I want to say a special thank you to those who also remembered this weekend was a tough weekend for us, it means a lot that you also still remember. Thanks.

Monday, January 5, 2009

2008 is gone, whew. It was not that great of a year for us. It couldn't have started off any worse with the passing of my mom. It did get better just not easier. We all had birthday's to go through without her, and the birth of another grandchild. Pregnancies, holidays and daily questions only she could answer are still with us. My sisters and I declined to eat the traditional, supersticious black eyed pea given that it didn't do us much good last year. But we do have a lot to look forward to in 2009. There will be two grandbabies born this year. One of us (no names mentioned) will be the big 3-0, another will be turning 1. We will survive yet another year and thank God for what we do have and what he will bring to us this year.

Christmas was good. We started off at Brye's family for a few days and had a great time. Bexley had been there over a week and really enjoys being at his grandparents house, and Kemps house too. He got a basketball goal for Christmas and is really quite good. He takes after his mother. We left Amarillo (in the snow of course) and went to meet my family in Altus, OK. Dad didn't want to be at the house so we went to the cabin. It was neat to be there; we had a tree and lights to help make the place festive. The kids just love being there too. The hardest part was leaving.

For New Year's, Jennifer and Joey were here so I hosted the party. Not much of a "party" but we did have a great time playing Cranium, which took about three hours to accomplish with the humor of the brothers in law. Does anyone know how to spell "waltz" backward? Anyone? Brian? Jodi and Gooch came down New Year's Day and spent the day with all of us just hanging out watching football, enjoying family. The kids were sick of each other by the end of the day, but then turn around the next morning crying for each other. Even today Bexley was asking for Ky Ky.

Coming back to work was hard. Bex did not want to get up, neither did I. Nor did he want to stay at daycare. Case was there, but that didn't matter. Two weeks at home with Momma, or "mom" he now calls me, has spoiled him rotten.

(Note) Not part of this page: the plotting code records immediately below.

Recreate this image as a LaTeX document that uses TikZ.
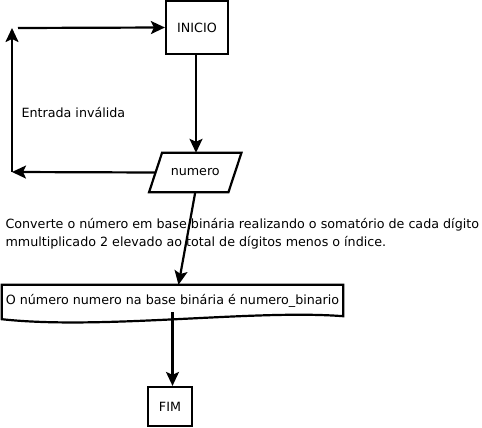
\documentclass[tikz,border=0pt]{standalone}
\usepackage{fontspec}
\setmainfont{DejaVu Sans}
\usetikzlibrary{positioning, arrows.meta, shapes.geometric, calc}

\begin{document}
\begin{tikzpicture}[
        x=1pt, y=-1pt,
        every node/.style={font=\fontsize{12.7}{18}\selectfont},
        block/.style={rectangle, draw, line width=2.2pt, inner sep=0pt},
        flow/.style={line width=2.2pt, -{Stealth[length=14pt, width=13pt, inset=3pt]}}
    ]
    \useasboundingbox (0,0) rectangle (482,428);

    % Blocks
    \node[block, minimum width=62pt, minimum height=53pt] (inicio) at (197, 27.5) {INICIO};
    \node[rectangle, minimum width=79pt, minimum height=39pt, inner sep=0pt] (numero) at (195.25, 172.5) {numero};
    \node[rectangle, minimum width=341pt, minimum height=31pt, inner sep=0pt] (saida) at (172.5, 300.5)
        {O número numero na base binária é numero\_binario};
    \node[block, minimum width=44pt, minimum height=39pt] (fim) at (170, 406.5) {FIM};

    % Parallelogram of the input block
    \draw[line width=2.2pt] ($(numero.south west)+(-6.5,0)$) -- ($(numero.south east)+(-6.5,0)$)
        -- ($(numero.north east)+(6.5,0)$) -- ($(numero.north west)+(6.5,0)$) -- cycle;

    % Document outline of the output block
    \draw[line width=2.2pt] (saida.north west) -- (saida.north east) -- (saida.south east)
        .. controls ($(saida.south east)+(-90,-7)$) and ($(saida.south west)+(100,14)$) .. ($(saida.south west)+(0,3)$)
        -- cycle;

    % Loop back for an invalid input
    \coordinate (loopa) at (12, 172);
    \coordinate (loopb) at (12, 28);
    \coordinate (loopc) at (18, 28);
    \node[anchor=west] (invalida) at (18, 113) {Entrada inválida};

    % Processing text
    \node[anchor=west, align=left] (converte) at (2, 234)
        {Converte o número em base binária realizando o somatório de cada dígito\\
         mmultiplicado 2 elevado ao total de dígitos menos o índice.};

    % --------------------------------------------------
    % Connectors
    \draw[flow] (inicio.south -| 196, 0) -- (196, 0 |- numero.north);
    \draw[flow] (numero.west) -- (loopa);
    \draw[flow] (loopa) -- (loopb);
    \draw[flow] (loopc) -- (inicio.west);
    \draw[flow] (numero.south) -- ([xshift=6pt]saida.north);
    \draw[flow] ([yshift=4pt]saida.south) -- (saida.south |- fim.north);

\end{tikzpicture}
\end{document}
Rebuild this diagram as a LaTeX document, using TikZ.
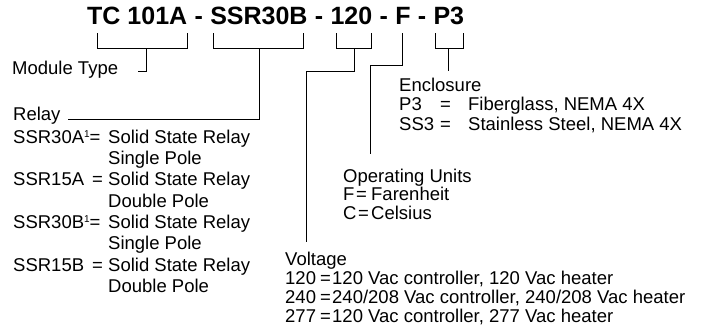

In the midst of all the holiday festivities, life does have to be normal. I had a doctor's appointment on the 31st and to my surprise I only gained three pounds over the holidays!! Baby Carter is a little big for his age weighing a whopping 12 ounces!! I only have four months left of this pregnancy and about 12 months of work to do to get ready. It has flown by so fast. Am I really ready to be a mother of two?